DATASET EXTRACT ▸

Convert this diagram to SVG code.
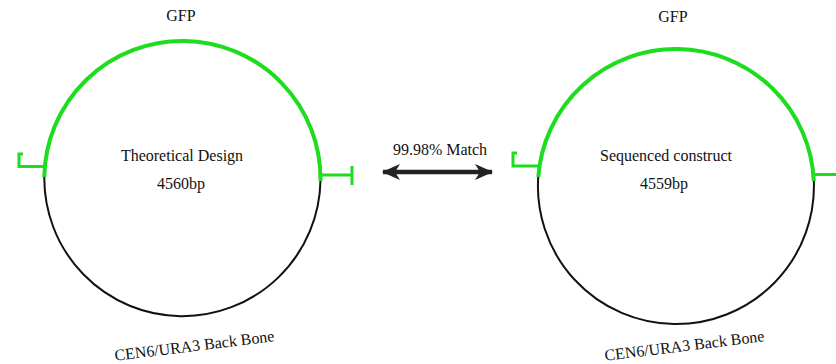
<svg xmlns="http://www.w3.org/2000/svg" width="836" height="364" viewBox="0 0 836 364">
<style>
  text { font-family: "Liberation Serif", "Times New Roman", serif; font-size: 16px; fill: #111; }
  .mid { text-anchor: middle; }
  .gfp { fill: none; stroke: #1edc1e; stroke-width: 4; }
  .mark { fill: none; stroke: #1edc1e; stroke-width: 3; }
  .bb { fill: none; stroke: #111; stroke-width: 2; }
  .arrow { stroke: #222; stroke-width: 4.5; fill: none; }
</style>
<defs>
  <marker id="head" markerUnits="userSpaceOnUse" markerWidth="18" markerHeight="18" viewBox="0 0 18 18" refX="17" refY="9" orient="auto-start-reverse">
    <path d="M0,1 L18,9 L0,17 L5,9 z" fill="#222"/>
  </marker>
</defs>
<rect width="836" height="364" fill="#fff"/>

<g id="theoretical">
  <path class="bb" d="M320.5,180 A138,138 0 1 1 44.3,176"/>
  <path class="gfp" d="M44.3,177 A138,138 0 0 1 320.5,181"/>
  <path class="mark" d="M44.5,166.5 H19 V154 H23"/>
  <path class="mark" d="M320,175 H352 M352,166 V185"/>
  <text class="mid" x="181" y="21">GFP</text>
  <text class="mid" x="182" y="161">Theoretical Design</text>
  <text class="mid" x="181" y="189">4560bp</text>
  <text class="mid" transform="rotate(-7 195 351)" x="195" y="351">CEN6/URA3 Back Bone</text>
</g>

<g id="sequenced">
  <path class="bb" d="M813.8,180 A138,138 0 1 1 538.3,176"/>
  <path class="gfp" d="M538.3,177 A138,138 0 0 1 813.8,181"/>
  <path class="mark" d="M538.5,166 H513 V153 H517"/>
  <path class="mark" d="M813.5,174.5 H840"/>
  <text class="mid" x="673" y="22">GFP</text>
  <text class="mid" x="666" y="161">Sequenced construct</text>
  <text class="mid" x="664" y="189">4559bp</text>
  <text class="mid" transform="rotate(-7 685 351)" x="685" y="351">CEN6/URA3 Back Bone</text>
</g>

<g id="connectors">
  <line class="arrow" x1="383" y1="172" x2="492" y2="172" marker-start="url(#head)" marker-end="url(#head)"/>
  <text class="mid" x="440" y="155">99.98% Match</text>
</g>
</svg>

WHAT IS BEING ASKED ▸
Quote the material in full and exactly; do not carry over its pictures.

RESPONSE TO THIS EXERCISE ▸
Convert this diagram to SVG code.
<svg xmlns="http://www.w3.org/2000/svg" width="836" height="364" viewBox="0 0 836 364">
<style>
  text { font-family: "Liberation Serif", "Times New Roman", serif; font-size: 16px; fill: #111; }
  .mid { text-anchor: middle; }
  .gfp { fill: none; stroke: #1edc1e; stroke-width: 4; }
  .mark { fill: none; stroke: #1edc1e; stroke-width: 3; }
  .bb { fill: none; stroke: #111; stroke-width: 2; }
  .arrow { stroke: #222; stroke-width: 4.5; fill: none; }
</style>
<defs>
  <marker id="head" markerUnits="userSpaceOnUse" markerWidth="18" markerHeight="18" viewBox="0 0 18 18" refX="17" refY="9" orient="auto-start-reverse">
    <path d="M0,1 L18,9 L0,17 L5,9 z" fill="#222"/>
  </marker>
</defs>
<rect width="836" height="364" fill="#fff"/>

<g id="theoretical">
  <path class="bb" d="M320.5,180 A138,138 0 1 1 44.3,176"/>
  <path class="gfp" d="M44.3,177 A138,138 0 0 1 320.5,181"/>
  <path class="mark" d="M44.5,166.5 H19 V154 H23"/>
  <path class="mark" d="M320,175 H352 M352,166 V185"/>
  <text class="mid" x="181" y="21">GFP</text>
  <text class="mid" x="182" y="161">Theoretical Design</text>
  <text class="mid" x="181" y="189">4560bp</text>
  <text class="mid" transform="rotate(-7 195 351)" x="195" y="351">CEN6/URA3 Back Bone</text>
</g>

<g id="sequenced">
  <path class="bb" d="M813.8,180 A138,138 0 1 1 538.3,176"/>
  <path class="gfp" d="M538.3,177 A138,138 0 0 1 813.8,181"/>
  <path class="mark" d="M538.5,166 H513 V153 H517"/>
  <path class="mark" d="M813.5,174.5 H840"/>
  <text class="mid" x="673" y="22">GFP</text>
  <text class="mid" x="666" y="161">Sequenced construct</text>
  <text class="mid" x="664" y="189">4559bp</text>
  <text class="mid" transform="rotate(-7 685 351)" x="685" y="351">CEN6/URA3 Back Bone</text>
</g>

<g id="connectors">
  <line class="arrow" x1="383" y1="172" x2="492" y2="172" marker-start="url(#head)" marker-end="url(#head)"/>
  <text class="mid" x="440" y="155">99.98% Match</text>
</g>
</svg>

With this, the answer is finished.